Another interesting feature was the comet’s activity. Despite its small size, it was much higher than that of Comet 9P/Tempel. Deep Space managed to capture trails of material ejected to a height of up to 1.2 km.
Comet Churyumov-Gerasimenko
The famous comet 67P/Churyumov-Gerasimenko rounds out our list. So far, it is the only comet in history that has been studied by a spacecraft not during a flyby, but from orbit. This was done by the Rosetta mission between 2014 and 2016. Moreover, it is the only comet in history that has been landed on by an Earth messenger – the Philae probe. The most interesting thing is that 67P/Churyumov-Gerasimenko was not even the original target of the mission. It was supposed to be sent to comet 46P/Wirtanen, but due to a postponement of the launch date, scientists had to find an alternative target.
The nucleus of 67P/Churyumov-Gerasimenko is a so-called contact object consisting of two parts connected by an isthmus. The larger part measures 4.1×3.2×1.3 km, while the smaller part measures 2.5×2.5×2.0 km. According to scientists, the nucleus was formed as a result of a low-speed collision between two comets, which subsequently merged into a single object.
In total, geologists have identified 26 distinct regions on the comet’s surface. Some are relatively flat areas, others are depressions, and still others are covered with dust and rocks. The largest boulder on the comet’s surface has a diameter of 45 meters. Scientists have even given it its own name – Cheops.
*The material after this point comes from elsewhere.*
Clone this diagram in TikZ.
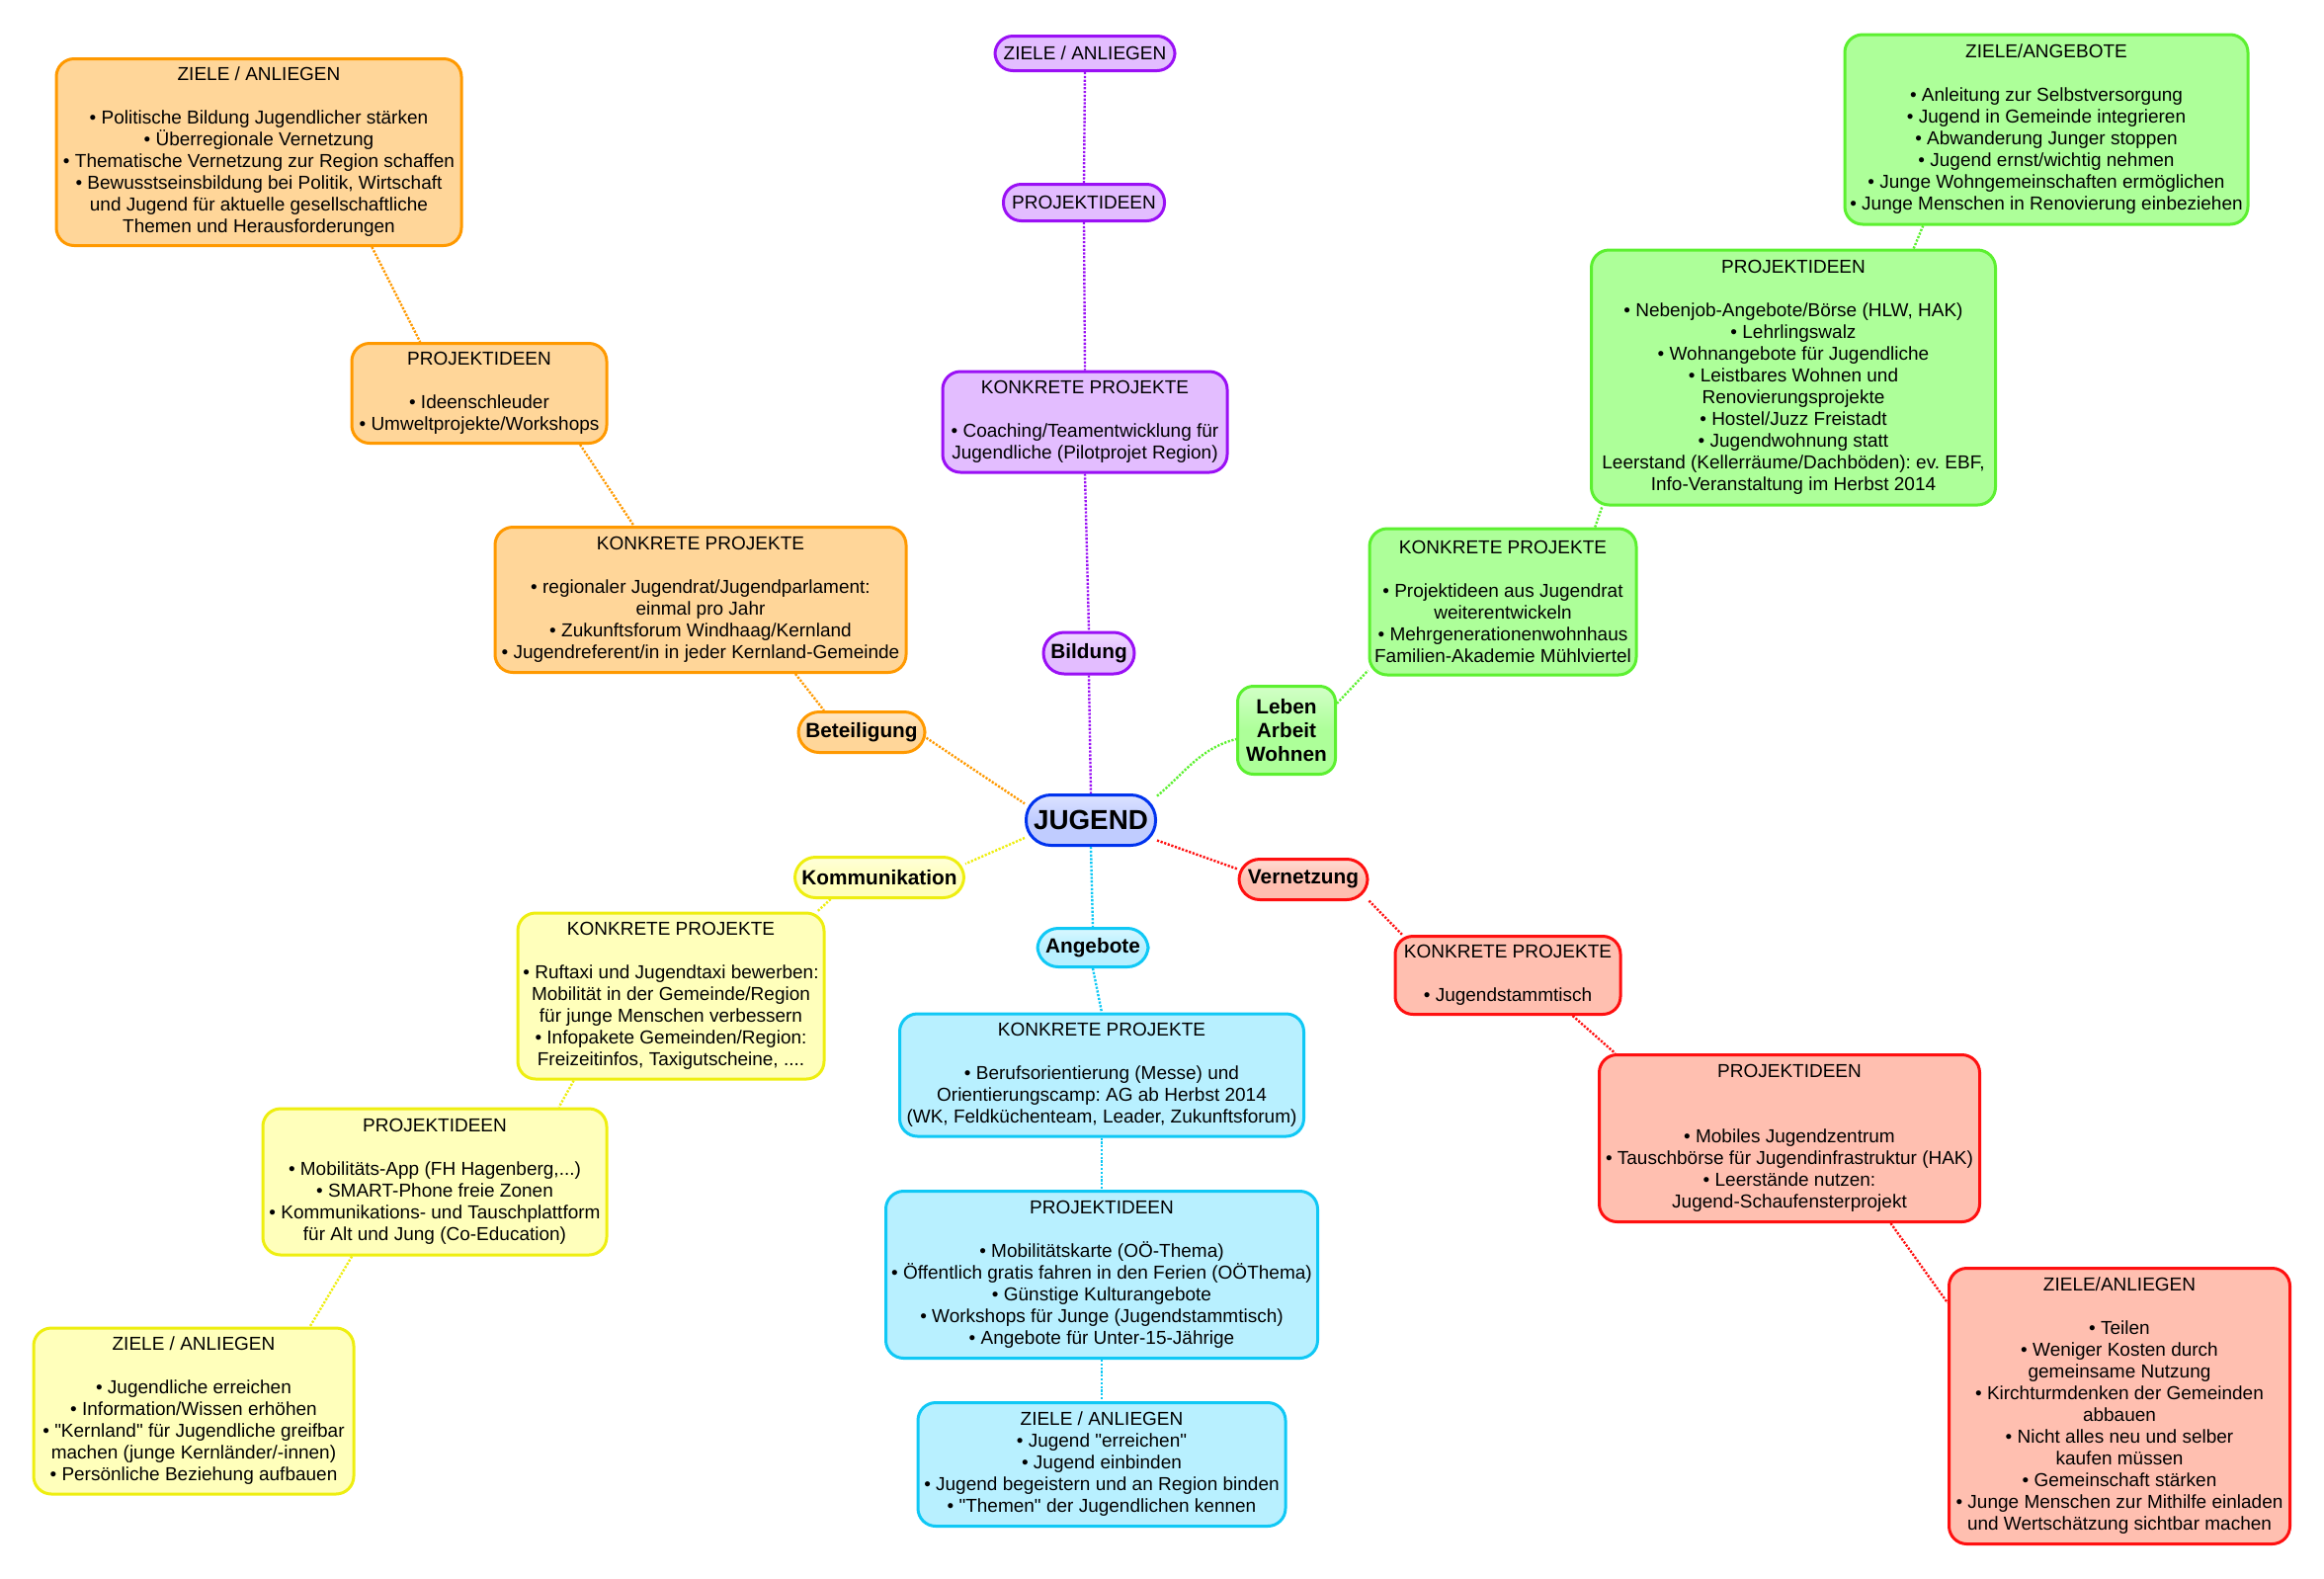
\documentclass[tikz,border=0pt]{standalone}
\usepackage{fontspec}
\setmainfont{Liberation Sans}[Ligatures=TeXOff]
\definecolor{orB}{HTML}{FF9900}\definecolor{orF}{HTML}{FFD699}
\definecolor{grB}{HTML}{5CF030}\definecolor{grF}{HTML}{ADFF99}
\definecolor{puB}{HTML}{9A10F5}\definecolor{puF}{HTML}{E3BDFF}
\definecolor{reB}{HTML}{FF1010}\definecolor{reF}{HTML}{FFBFB0}
\definecolor{cyB}{HTML}{10C8F5}\definecolor{cyF}{HTML}{B8F0FF}
\definecolor{yeB}{HTML}{EEEE10}\definecolor{yeF}{HTML}{FFFFBB}
\definecolor{juB}{HTML}{0033EE}\definecolor{juF}{HTML}{C0CCFF}
\tikzset{
  box/.style n args={4}{draw=#1, fill=#2, line width=1.5pt, rounded corners=9pt,
    align=center, inner sep=1pt, minimum width=#3, minimum height=#4,
    font=\fontsize{9.5}{11}\selectfont},
  cat/.style n args={4}{draw=#1, top color=#2!55!white, bottom color=#2, middle color=#2, line width=1.5pt,
    rounded corners=10.5pt, align=center, inner sep=1pt, minimum width=#3, minimum height=#4,
    font=\fontsize{10.4}{11.8}\selectfont\bfseries},
  conn/.style={draw=#1, line width=1.2pt, dash pattern=on 1.1pt off 0.8pt},
}
\frenchspacing
\begin{document}
\frenchspacing
\begin{tikzpicture}[x=0.5pt,y=0.5pt]
\useasboundingbox (0,0) rectangle (2352,-1597);
% ---------- centre
\node[cat={juB}{juF}{65.5pt}{25.5pt}, rounded corners=12.5pt, font=\fontsize{13.9}{16}\selectfont\bfseries] (jug) at (1104,-830) {JUGEND};
% ---------- orange
\node[box={orB}{orF}{205pt}{94.5pt}] (oz) at (262,-154) {ZIELE / ANLIEGEN\\[11pt]
• Politische Bildung Jugendlicher stärken\\
• Überregionale Vernetzung\\
• Thematische Vernetzung zur Region schaffen\\
• Bewusstseinsbildung bei Politik, Wirtschaft\\
und Jugend für aktuelle gesellschaftliche\\
Themen und Herausforderungen};
\node[box={orB}{orF}{129pt}{50.5pt}] (op) at (485,-398) {PROJEKTIDEEN\\[11pt]
• Ideenschleuder\\
• Umweltprojekte/Workshops};
\node[box={orB}{orF}{208pt}{73.5pt}] (ok) at (709,-607) {KONKRETE PROJEKTE\\[11pt]
• regionaler Jugendrat/Jugendparlament:\\
einmal pro Jahr\\
• Zukunftsforum Windhaag/Kernland\\
• Jugendreferent/in in jeder Kernland-Gemeinde};
\node[cat={orB}{orF}{64pt}{20.5pt}] (bet) at (872,-741) {Beteiligung};
% ---------- purple
\node[box={puB}{puF}{91pt}{17.5pt}] (pz) at (1098,-54) {ZIELE / ANLIEGEN};
\node[box={puB}{puF}{81.5pt}{18.5pt}] (pp) at (1097,-205) {PROJEKTIDEEN};
\node[box={puB}{puF}{144pt}{51pt}] (pk) at (1098,-427) {KONKRETE PROJEKTE\\[11pt]
• Coaching/Teamentwicklung für\\
Jugendliche (Pilotprojet Region)};
\node[cat={puB}{puF}{46pt}{21pt}] (bil) at (1102,-661) {Bildung};
% ---------- green
\node[cat={grB}{grF}{49.5pt}{44.5pt}, rounded corners=8pt] (leb) at (1302,-739) {Leben\\Arbeit\\Wohnen};
\node[box={grB}{grF}{135pt}{74pt}] (gk) at (1521,-609) {KONKRETE PROJEKTE\\[11pt]
• Projektideen aus Jugendrat\\
weiterentwickeln\\
• Mehrgenerationenwohnhaus\\
Familien-Akademie Mühlviertel};
\node[box={grB}{grF}{204.5pt}{129pt}] (gp) at (1815,-382) {PROJEKTIDEEN\\[11pt]
• Nebenjob-Angebote/Börse (HLW, HAK)\\
• Lehrlingswalz\\
• Wohnangebote für Jugendliche\\
• Leistbares Wohnen und\\
Renovierungsprojekte\\
• Hostel/Juzz Freistadt\\
• Jugendwohnung statt\\
Leerstand (Kellerräume/Dachböden): ev. EBF,\\
Info-Veranstaltung im Herbst 2014};
\node[box={grB}{grF}{204pt}{96pt}] (gz) at (2071,-131) {ZIELE/ANGEBOTE\\[11pt]
• Anleitung zur Selbstversorgung\\
• Jugend in Gemeinde integrieren\\
• Abwanderung Junger stoppen\\
• Jugend ernst/wichtig nehmen\\
• Junge Wohngemeinschaften ermöglichen\\
• Junge Menschen in Renovierung einbeziehen};
% ---------- red
\node[cat={reB}{reF}{65pt}{20.5pt}] (ver) at (1319,-890) {Vernetzung};
\node[box={reB}{reF}{114pt}{39.5pt}] (rk) at (1526,-987) {KONKRETE PROJEKTE\\[11pt]
• Jugendstammtisch};
\node[box={reB}{reF}{192.5pt}{84.5pt}] (rp) at (1811,-1152) {PROJEKTIDEEN\\[22pt]
• Mobiles Jugendzentrum\\
• Tauschbörse für Jugendinfrastruktur (HAK)\\
• Leerstände nutzen:\\
Jugend-Schaufensterprojekt};
\node[box={reB}{reF}{172.5pt}{139.5pt}] (rz) at (2145,-1423) {ZIELE/ANLIEGEN\\[11pt]
• Teilen\\
• Weniger Kosten durch\\
gemeinsame Nutzung\\
• Kirchturmdenken der Gemeinden\\
abbauen\\
• Nicht alles neu und selber\\
kaufen müssen\\
• Gemeinschaft stärken\\
• Junge Menschen zur Mithilfe einladen\\
und Wertschätzung sichtbar machen};
% ---------- cyan
\node[cat={cyB}{cyF}{56pt}{19.5pt}] (ang) at (1106,-959) {Angebote};
\node[box={cyB}{cyF}{204.5pt}{62pt}] (ck) at (1115,-1088) {KONKRETE PROJEKTE\\[11pt]
• Berufsorientierung (Messe) und\\
Orientierungscamp: AG ab Herbst 2014\\
(WK, Feldküchenteam, Leader, Zukunftsforum)};
\node[box={cyB}{cyF}{218.5pt}{84.5pt}] (cp) at (1115,-1290) {PROJEKTIDEEN\\[11pt]
• Mobilitätskarte (OÖ-Thema)\\
• Öffentlich gratis fahren in den Ferien (OÖThema)\\
• Günstige Kulturangebote\\
• Workshops für Junge (Jugendstammtisch)\\
• Angebote für Unter-15-Jährige};
\node[box={cyB}{cyF}{186pt}{62.5pt}] (cz) at (1115,-1482) {ZIELE / ANLIEGEN\\
• Jugend "erreichen"\\
• Jugend einbinden\\
• Jugend begeistern und an Region binden\\
• "Themen" der Jugendlichen kennen};
% ---------- yellow
\node[cat={yeB}{yeF}{85.5pt}{20.5pt}] (kom) at (890,-888) {Kommunikation};
\node[box={yeB}{yeF}{155pt}{84pt}] (yk) at (679,-1008) {KONKRETE PROJEKTE\\[11pt]
• Ruftaxi und Jugendtaxi bewerben:\\
Mobilität in der Gemeinde/Region\\
für junge Menschen verbessern\\
• Infopakete Gemeinden/Region:\\
Freizeitinfos, Taxigutscheine, ....};
\node[box={yeB}{yeF}{174pt}{74pt}] (yp) at (440,-1196) {PROJEKTIDEEN\\[11pt]
• Mobilitäts-App (FH Hagenberg,...)\\
• SMART-Phone freie Zonen\\
• Kommunikations- und Tauschplattform\\
für Alt und Jung (Co-Education)};
\node[box={yeB}{yeF}{162pt}{84pt}] (yz) at (196,-1428) {ZIELE / ANLIEGEN\\[11pt]
• Jugendliche erreichen\\
• Information/Wissen erhöhen\\
• "Kernland" für Jugendliche greifbar\\
machen (junge Kernländer/-innen)\\
• Persönliche Beziehung aufbauen};
% ---------- connectors
\draw[conn=orB] (oz.-40) -- (op.139);
\draw[conn=orB] (op.-27) -- (ok.132);
\draw[conn=orB] (ok.-38) -- (bet.150);
\draw[conn=orB] (bet.-5) -- (jug.166);
\draw[conn=puB] (pz.south) -- (pp.north);
\draw[conn=puB] (pp.south) -- (pk.north);
\draw[conn=puB] (pk.south) -- (bil.north);
\draw[conn=puB] (bil.south) -- (jug.north);
\draw[conn=grB] (jug.20) to[out=40,in=195] (leb.-170);
\draw[conn=grB] (leb.28) -- (gk.-153);
\draw[conn=grB] (gk.39) -- (gp.-146);
\draw[conn=grB] (gp.47) -- (gz.-142);
\draw[conn=reB] (jug.-17) -- (ver.171);
\draw[conn=reB] (ver.-18) -- (rk.159);
\draw[conn=reB] (rk.-32) -- (rp.154);
\draw[conn=reB] (rp.-40) -- (rz.149);
\draw[conn=cyB] (jug.south) -- (ang.north);
\draw[conn=cyB] (ang.south) -- (ck.north);
\draw[conn=cyB] (ck.south) -- (cp.north);
\draw[conn=cyB] (cp.south) -- (cz.north);
\draw[conn=yeB] (jug.-165) -- (kom.9);
\draw[conn=yeB] (kom.-156) -- (yk.30);
\draw[conn=yeB] (yk.-139) -- (yp.31);
\draw[conn=yeB] (yp.-138) -- (yz.36);
\end{tikzpicture}
\end{document}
Source: ESA/Rosetta/NAVCAM, CC BY-SA 3.0 IGO
During its mission, Rosetta recorded numerous changes on the comet, especially when it passed through the perihelion of its orbit. These included changes in the surface patterns of 67P/Churyumov-Gerasimenko, an increase in cracks in the isthmus region, the movement of boulders, ejections of material and rocks, cliff collapses, and the resulting landslides.
Source: ESA/Rosetta/NAVCAM
According to scientists, as the comet approaches the Sun, the cracks in its icy neck will grow larger. At some point, they will reach a critical point, after which Churyumov-Gerasimenko will break into two separate fragments.